[Start]
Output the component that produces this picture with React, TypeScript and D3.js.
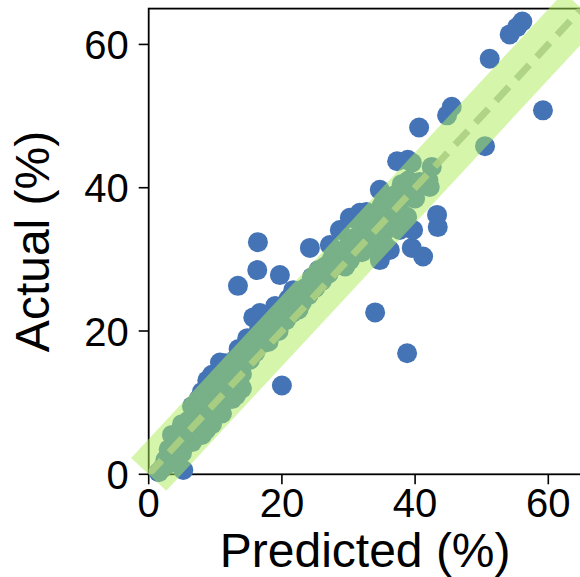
import React, { useRef, useEffect } from "react";
import * as d3 from "d3";

// predicted vs actual (%)
const predicted = [
  1.5, 5.2, 2.5, 3, 3.5, 4, 4.5, 5, 5.5, 6, 6, 6.5, 7, 7, 7.5, 8, 8, 8.5, 8.8, 9,
  9, 9.5, 9.5, 10, 10, 10.5, 10.7, 11, 11, 11.5, 12, 12, 12.5, 13, 13, 13.5, 14, 14, 14.8, 15,
  15, 15.7, 16, 16.2, 16.7, 16.5, 17, 17.5, 18, 18, 18.5, 19, 19.5, 20, 20, 20.5, 21, 21.5, 22, 22.5,
  23, 23.5, 24, 24.5, 25, 25.5, 26, 26.5, 27, 27.5, 28, 28.7, 29, 29.5, 30, 30.5, 30.5, 31, 32, 32.7,
  32, 33, 33.5, 34, 34, 34.7, 34.7, 35, 35.5, 36, 36.2, 36.5, 37, 37.3, 37.5, 38, 38.9, 38.5, 38.8, 39,
  39.5, 39.7, 40, 40.6, 40.7, 41.2, 42, 42.2, 42.5, 43.3, 43.4, 44.8, 45.5, 50.5, 51.2, 54.2, 55.3, 56.1, 59.2,
  13.4, 16.4, 16.3, 19.7, 24.2, 27.2, 31.7, 30.2, 21.7, 25.3, 27.7, 30.2, 32.2, 33.7, 18.7, 22.7, 15.2, 12.7,
  39.2, 36.7, 35.2, 38.8, 37.7, 35.5, 39.5, 3.5, 5, 6.5, 7.5, 11.5, 13.5, 17, 19, 14.5, 8, 9.5,
  2, 3, 4, 5, 6.5, 8, 8.6, 9.5, 11, 12.5, 13.1, 14, 17.2, 20.6
];
const actual = [
  0.3, 0.6, 2, 3.5, 2.5, 4, 5.5, 4.5, 6.5, 5.5, 7.5, 8, 6.5, 9, 8, 7.5, 10, 9, 13.1, 11,
  8.5, 13.9, 10, 12, 9.5, 11, 15.6, 13, 10.5, 14, 12, 15, 13.5, 16, 12.5, 15, 17, 14, 19, 16,
  18, 21.9, 17, 22, 22.5, 20, 19, 21, 18.5, 22, 20.5, 22, 20, 23, 12.4, 21.5, 24.5, 22.5, 25, 23,
  24, 26, 25, 27.5, 26, 28.5, 27, 29, 28, 30, 29.5, 34.1, 31, 29, 32, 35.8, 30.5, 33, 34, 36.6,
  31, 35, 32, 36, 22.6, 39.7, 29.9, 37.5, 34, 38, 31.3, 35.5, 39, 43.7, 37, 40.5, 43.9, 36, 16.9, 41,
  31.6, 34.1, 38.5, 48.4, 40.8, 30.4, 41, 40.1, 42.9, 36.2, 34.5, 50.1, 51.3, 45.8, 58, 61.4, 62.4, 63.2, 50.8,
  26.3, 32.4, 28.5, 27.8, 31.6, 32, 36.5, 35.8, 25.7, 26.9, 28.9, 29.9, 31.3, 34.1, 22, 23.9, 16, 15.5,
  38.7, 37.8, 36.9, 35.9, 34.1, 31.9, 43.5, 5.5, 7, 9.5, 10.5, 15.5, 17.5, 20.5, 23.5, 17.5, 11.5, 12.5,
  0.8, 1.5, 2, 3, 4.5, 5.5, 6.2, 7, 8.5, 10.5, 11, 12, 18.3, 21.5
];
const xTicks = [0, 20, 40, 60];
const yTicks = [0, 20, 40, 60];
const axisMax = 65;

const App = () => {
  const svgRef = useRef(null);
  const width = 580;
  const height = 577;

  useEffect(() => {
    document.body.style.margin = "0";
    const svg = d3.select(svgRef.current);
    svg.selectAll("*").remove();

    const x = d3.scaleLinear().domain([0, axisMax]).range([148.7, 581.6]);
    const y = d3.scaleLinear().domain([0, axisMax]).range([474.3, 8.6]);
    const font = "'Liberation Sans', Arial, Helvetica, sans-serif";

    // spines
    const [x0, x1] = x.range();
    const [y0, y1] = y.range();
    svg.append("rect")
      .attr("x", x0).attr("y", y1)
      .attr("width", x1 - x0).attr("height", y0 - y1)
      .attr("fill", "none").attr("stroke", "#000").attr("stroke-width", 1.8);

    // ticks
    const tickG = svg.append("g").attr("font-family", font).attr("font-size", 40);
    xTicks.forEach(t => {
      tickG.append("line")
        .attr("x1", x(t)).attr("x2", x(t)).attr("y1", y0).attr("y2", y0 + 10)
        .attr("stroke", "#000").attr("stroke-width", 1.6);
      tickG.append("text")
        .attr("x", x(t)).attr("y", y0 + 43)
        .attr("text-anchor", "middle").text(t);
    });
    yTicks.forEach(t => {
      tickG.append("line")
        .attr("x1", x0 - 10).attr("x2", x0).attr("y1", y(t)).attr("y2", y(t))
        .attr("stroke", "#000").attr("stroke-width", 1.6);
      tickG.append("text")
        .attr("x", x0 - 20).attr("y", y(t) + 14.5)
        .attr("text-anchor", "end").text(t);
    });

    // axis titles
    svg.append("text")
      .attr("x", (x0 + x1) / 2).attr("y", 567)
      .attr("text-anchor", "middle")
      .attr("font-family", font).attr("font-size", 48)
      .text("Predicted (%)");
    svg.append("text")
      .attr("transform", `translate(49, ${(y0 + y1) / 2}) rotate(-90)`)
      .attr("text-anchor", "middle")
      .attr("font-family", font).attr("font-size", 48)
      .text("Actual (%)");

    // points
    const data = predicted.map((p, i) => [p, actual[i]]);
    svg.append("g")
      .selectAll("circle")
      .data(data)
      .join("circle")
      .attr("cx", d => x(d[0]))
      .attr("cy", d => y(d[1]))
      .attr("r", 10)
      .attr("fill", "#4474b6");

    // identity band
    svg.append("line")
      .attr("x1", x(0)).attr("y1", y(0))
      .attr("x2", x(axisMax)).attr("y2", y(axisMax))
      .attr("stroke", "rgb(171,235,87)")
      .attr("stroke-opacity", 0.5)
      .attr("stroke-width", 48);

    // dashed identity line
    svg.append("clipPath").attr("id", "plotclip")
      .append("rect")
      .attr("x", x0).attr("y", y1)
      .attr("width", x1 - x0).attr("height", y0 - y1);
    svg.append("line")
      .attr("clip-path", "url(#plotclip)")
      .attr("x1", x(0)).attr("y1", y(0))
      .attr("x2", x(axisMax)).attr("y2", y(axisMax))
      .attr("stroke", "rgb(172,208,130)")
      .attr("stroke-opacity", 0.9)
      .attr("stroke-width", 7)
      .attr("stroke-dasharray", "19,11");
  });

  return (
    <div>
      <svg ref={svgRef} width={width} height={height}></svg>
    </div>
  );
};

export default App;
[End]
TASK TO CARRY OUT:
Reproduce all of the material exactly, apart from the pictures.

SOLUTION:
Output the component that produces this picture with React, TypeScript and D3.js.
import React, { useRef, useEffect } from "react";
import * as d3 from "d3";

// predicted vs actual (%)
const predicted = [
  1.5, 5.2, 2.5, 3, 3.5, 4, 4.5, 5, 5.5, 6, 6, 6.5, 7, 7, 7.5, 8, 8, 8.5, 8.8, 9,
  9, 9.5, 9.5, 10, 10, 10.5, 10.7, 11, 11, 11.5, 12, 12, 12.5, 13, 13, 13.5, 14, 14, 14.8, 15,
  15, 15.7, 16, 16.2, 16.7, 16.5, 17, 17.5, 18, 18, 18.5, 19, 19.5, 20, 20, 20.5, 21, 21.5, 22, 22.5,
  23, 23.5, 24, 24.5, 25, 25.5, 26, 26.5, 27, 27.5, 28, 28.7, 29, 29.5, 30, 30.5, 30.5, 31, 32, 32.7,
  32, 33, 33.5, 34, 34, 34.7, 34.7, 35, 35.5, 36, 36.2, 36.5, 37, 37.3, 37.5, 38, 38.9, 38.5, 38.8, 39,
  39.5, 39.7, 40, 40.6, 40.7, 41.2, 42, 42.2, 42.5, 43.3, 43.4, 44.8, 45.5, 50.5, 51.2, 54.2, 55.3, 56.1, 59.2,
  13.4, 16.4, 16.3, 19.7, 24.2, 27.2, 31.7, 30.2, 21.7, 25.3, 27.7, 30.2, 32.2, 33.7, 18.7, 22.7, 15.2, 12.7,
  39.2, 36.7, 35.2, 38.8, 37.7, 35.5, 39.5, 3.5, 5, 6.5, 7.5, 11.5, 13.5, 17, 19, 14.5, 8, 9.5,
  2, 3, 4, 5, 6.5, 8, 8.6, 9.5, 11, 12.5, 13.1, 14, 17.2, 20.6
];
const actual = [
  0.3, 0.6, 2, 3.5, 2.5, 4, 5.5, 4.5, 6.5, 5.5, 7.5, 8, 6.5, 9, 8, 7.5, 10, 9, 13.1, 11,
  8.5, 13.9, 10, 12, 9.5, 11, 15.6, 13, 10.5, 14, 12, 15, 13.5, 16, 12.5, 15, 17, 14, 19, 16,
  18, 21.9, 17, 22, 22.5, 20, 19, 21, 18.5, 22, 20.5, 22, 20, 23, 12.4, 21.5, 24.5, 22.5, 25, 23,
  24, 26, 25, 27.5, 26, 28.5, 27, 29, 28, 30, 29.5, 34.1, 31, 29, 32, 35.8, 30.5, 33, 34, 36.6,
  31, 35, 32, 36, 22.6, 39.7, 29.9, 37.5, 34, 38, 31.3, 35.5, 39, 43.7, 37, 40.5, 43.9, 36, 16.9, 41,
  31.6, 34.1, 38.5, 48.4, 40.8, 30.4, 41, 40.1, 42.9, 36.2, 34.5, 50.1, 51.3, 45.8, 58, 61.4, 62.4, 63.2, 50.8,
  26.3, 32.4, 28.5, 27.8, 31.6, 32, 36.5, 35.8, 25.7, 26.9, 28.9, 29.9, 31.3, 34.1, 22, 23.9, 16, 15.5,
  38.7, 37.8, 36.9, 35.9, 34.1, 31.9, 43.5, 5.5, 7, 9.5, 10.5, 15.5, 17.5, 20.5, 23.5, 17.5, 11.5, 12.5,
  0.8, 1.5, 2, 3, 4.5, 5.5, 6.2, 7, 8.5, 10.5, 11, 12, 18.3, 21.5
];
const xTicks = [0, 20, 40, 60];
const yTicks = [0, 20, 40, 60];
const axisMax = 65;

const App = () => {
  const svgRef = useRef(null);
  const width = 580;
  const height = 577;

  useEffect(() => {
    document.body.style.margin = "0";
    const svg = d3.select(svgRef.current);
    svg.selectAll("*").remove();

    const x = d3.scaleLinear().domain([0, axisMax]).range([148.7, 581.6]);
    const y = d3.scaleLinear().domain([0, axisMax]).range([474.3, 8.6]);
    const font = "'Liberation Sans', Arial, Helvetica, sans-serif";

    // spines
    const [x0, x1] = x.range();
    const [y0, y1] = y.range();
    svg.append("rect")
      .attr("x", x0).attr("y", y1)
      .attr("width", x1 - x0).attr("height", y0 - y1)
      .attr("fill", "none").attr("stroke", "#000").attr("stroke-width", 1.8);

    // ticks
    const tickG = svg.append("g").attr("font-family", font).attr("font-size", 40);
    xTicks.forEach(t => {
      tickG.append("line")
        .attr("x1", x(t)).attr("x2", x(t)).attr("y1", y0).attr("y2", y0 + 10)
        .attr("stroke", "#000").attr("stroke-width", 1.6);
      tickG.append("text")
        .attr("x", x(t)).attr("y", y0 + 43)
        .attr("text-anchor", "middle").text(t);
    });
    yTicks.forEach(t => {
      tickG.append("line")
        .attr("x1", x0 - 10).attr("x2", x0).attr("y1", y(t)).attr("y2", y(t))
        .attr("stroke", "#000").attr("stroke-width", 1.6);
      tickG.append("text")
        .attr("x", x0 - 20).attr("y", y(t) + 14.5)
        .attr("text-anchor", "end").text(t);
    });

    // axis titles
    svg.append("text")
      .attr("x", (x0 + x1) / 2).attr("y", 567)
      .attr("text-anchor", "middle")
      .attr("font-family", font).attr("font-size", 48)
      .text("Predicted (%)");
    svg.append("text")
      .attr("transform", `translate(49, ${(y0 + y1) / 2}) rotate(-90)`)
      .attr("text-anchor", "middle")
      .attr("font-family", font).attr("font-size", 48)
      .text("Actual (%)");

    // points
    const data = predicted.map((p, i) => [p, actual[i]]);
    svg.append("g")
      .selectAll("circle")
      .data(data)
      .join("circle")
      .attr("cx", d => x(d[0]))
      .attr("cy", d => y(d[1]))
      .attr("r", 10)
      .attr("fill", "#4474b6");

    // identity band
    svg.append("line")
      .attr("x1", x(0)).attr("y1", y(0))
      .attr("x2", x(axisMax)).attr("y2", y(axisMax))
      .attr("stroke", "rgb(171,235,87)")
      .attr("stroke-opacity", 0.5)
      .attr("stroke-width", 48);

    // dashed identity line
    svg.append("clipPath").attr("id", "plotclip")
      .append("rect")
      .attr("x", x0).attr("y", y1)
      .attr("width", x1 - x0).attr("height", y0 - y1);
    svg.append("line")
      .attr("clip-path", "url(#plotclip)")
      .attr("x1", x(0)).attr("y1", y(0))
      .attr("x2", x(axisMax)).attr("y2", y(axisMax))
      .attr("stroke", "rgb(172,208,130)")
      .attr("stroke-opacity", 0.9)
      .attr("stroke-width", 7)
      .attr("stroke-dasharray", "19,11");
  });

  return (
    <div>
      <svg ref={svgRef} width={width} height={height}></svg>
    </div>
  );
};

export default App;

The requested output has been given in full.